Lula ignora que o debate público é hoje uma guerra de
guerrilhas, disputada trincheira a trincheira, a todo momento
Dentre as razões alegadas por Lula para
mudar a comunicação governamental está a convicção de que, sendo o maior
comunicador do seu partido, caberia a ele falar mais sobre as ações do governo,
participar de programas e conversar com jornalistas em coletivas.
Não serei eu a subestimar o impacto de entrevistas, sonoras
e citações de Lula na imprensa e na mídia em geral. Assim como nunca subestimei
o corpo a corpo de Bolsonaro no
"cercadinho do Alvorada",
as lives das quintas-feiras, sua presença digital ou participações em podcasts,
que pautaram o jornalismo e os "trending topics" da conversa social.
Mas o fato é que Lula e boa parte da
esquerda operam com um modelo de comunicação centrado no jornalismo e nos meios
de massa, predominante no século 20, mas que foi transformado (e transtornado)
pela fragmentação e balcanização digital da política.
Isso complica ainda mais o papel de Lula na estratégia de
comunicação do governo, considerando que o debate público hoje é uma guerra de
guerrilhas, disputada trincheira a trincheira, o tempo todo.
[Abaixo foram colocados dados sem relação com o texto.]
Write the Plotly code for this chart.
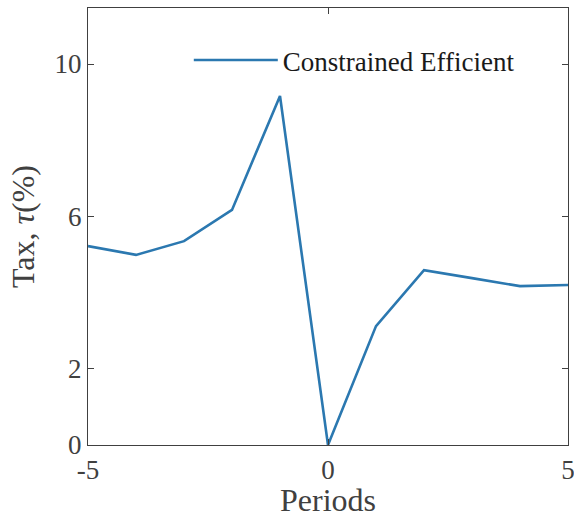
import plotly.graph_objects as go

periods = [-5, -4, -3, -2, -1, 0, 1, 2, 3, 4, 5]
tax = [5.22, 4.99, 5.35, 6.17, 9.16, 0.0, 3.12, 4.59, 4.38, 4.17, 4.20]
series_name = "Constrained Efficient"
x_ticks = [-5, 0, 5]
y_ticks = [0, 2, 6, 10]

font_family = "Liberation Serif, DejaVu Serif, serif"
gray = "#404040"

fig = go.Figure()
fig.add_trace(go.Scatter(x=periods, y=tax, mode="lines", name=series_name,
                         line=dict(color="#2b78b0", width=2.6)))

axis_common = dict(showline=True, linecolor=gray, linewidth=1.2, mirror="ticks",
                   ticks="inside", ticklen=6, tickcolor=gray, tickwidth=1,
                   showgrid=False, zeroline=False, automargin=False,
                   ticklabeloverflow="allow",
                   tickfont=dict(family=font_family, size=27, color=gray))

fig.update_layout(
    width=574, height=518,
    margin=dict(l=88, r=6, t=8, b=73),
    paper_bgcolor="white", plot_bgcolor="white",
    xaxis=dict(range=[-5, 5], tickvals=x_ticks, ticktext=[str(v) for v in x_ticks],
               title=dict(text="Periods", font=dict(family=font_family, size=32, color=gray), standoff=8),
               **axis_common),
    yaxis=dict(range=[0, 11.47], tickvals=y_ticks, ticktext=[str(v) for v in y_ticks],
               title=dict(text="Tax, <i>τ</i>(%)", font=dict(family=font_family, size=32, color=gray), standoff=10),
               **axis_common),
    showlegend=True,
    legend=dict(x=0.21, y=0.88, xanchor="left", yanchor="middle", bgcolor="rgba(0,0,0,0)",
                font=dict(family=font_family, size=27, color="#1a1a1a"), itemwidth=84),
)

fig.write_html("out.html")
Fazer comunicação governamental em tais circunstâncias exige
atenção a questões que este governo parece ignorar. Atrevo-me a sintetizar isso
em algumas regrinhas simples.
Entenda o público a quem se dirige. Não julgue, entenda. Na
atual convulsão política, a sociedade está dividida em públicos singulares e
diversos. Os interesses de uns podem ser inconciliáveis com os de outros, mas
negligenciar um segmento —como os petistas fazem com "o mercado",
"a elite", o agro ou os conservadores— é abrir campo para o
adversário.
Apostar tudo em um único público, como os pobres (Lula) ou
os identitários progressistas (Janja), é um
risco enorme em uma sociedade partida. Negligenciados viram ressentidos, e
ondas de ressentimento decidem eleições.
Produza mensagens ajustadas a cada público. Poucas e
coerentes. O que se diz à base petista não se diz à Faria
Lima, e insistir na retórica identitária esperando que o cristão
conservador a aceite é ingenuidade. Uma vez definido o que se quer comunicar,
vem a fase da disseminação, que no mundo digital exige repetição, coerência e
sensibilidade aos contextos.
Coerência é fundamental. Discursos contraditórios ou
dispersos serão explorados pelos adversários e confundem os públicos.
Não pode haver uma estratégia para a Secom e
outra para cada ministério, muito menos Lula e Janja falando o que lhes vem à
cabeça, gerando barulho e obrigando a comunicação oficial a gastar energia
explicando bobagens e mitigando estragos.
Escolha entre confirmar os crentes ou evangelizar os
descrentes. Bolsonaro apostou em radicalizar sua base e confiou que o
antipetismo faria o resto. Quase deu certo. Lula parece adotar estratégia
semelhante, focando em sua "opção preferencial pelos pobres".
O identitarismo de Janja traduz isso como "opção
preferencial pelas vítimas", enquanto, na visão de Gleisi
Hoffmann, é mais uma "aversão preferencial pelo capitalismo e pelo
imperialismo". De todo modo, trata-se de uma pregação voltada para os mais
fervorosos entre os convertidos.
Olhe para fora da bolha. Petistas, lulistas, funcionários
públicos e identitários de esquerda não irão a lugar algum — sabem que, sem
Lula, suas chances políticas são nulas.
Por outro lado, os donos do dinheiro, o agronegócio, os
conservadores religiosos, os empreendedores e "os que se viram" não
são alcançados pela retórica da opção preferencial pelos pobres e precisam ser
disputados. Além disso, há os brasileiros independentes —que não foram marcados
pelo bolsonarismo nem são petistas convictos—, de 30% a 40% do eleitorado, e
que estão para jogo.
Se a aposta for na coerência ideológica, na afirmação da
própria superioridade moral e na pregação para convertidos, a comunicação
do PT deve
continuar falando para os identitários do Leblon e
os anticapitalistas de Gleisi Hoffmann.
Bolsonaro trilhou esse mesmo caminho. Até a aposta moral é a
mesma: se houver justiça neste mundo, merecemos ganhar. Falhou, mas vai ver que
funciona desta vez.
No fim, é tudo uma questão de prioridades. Ou Lula convence
a sociedade de que governa para todos — inclusive para aqueles que a esquerda
tradicional e os identitários progressistas detestam— ou terá trabalho no
próximo campeonato eleitoral.
A convicção de que merece ganhar já está em uso. E se não
vencer? Bem, será culpa do mercado financeiro, das fake news, dos pobres de
direita, de quem normalizou a extrema-direita ou, enfim, da comunicação, que
não soube divulgar os feitos do governo.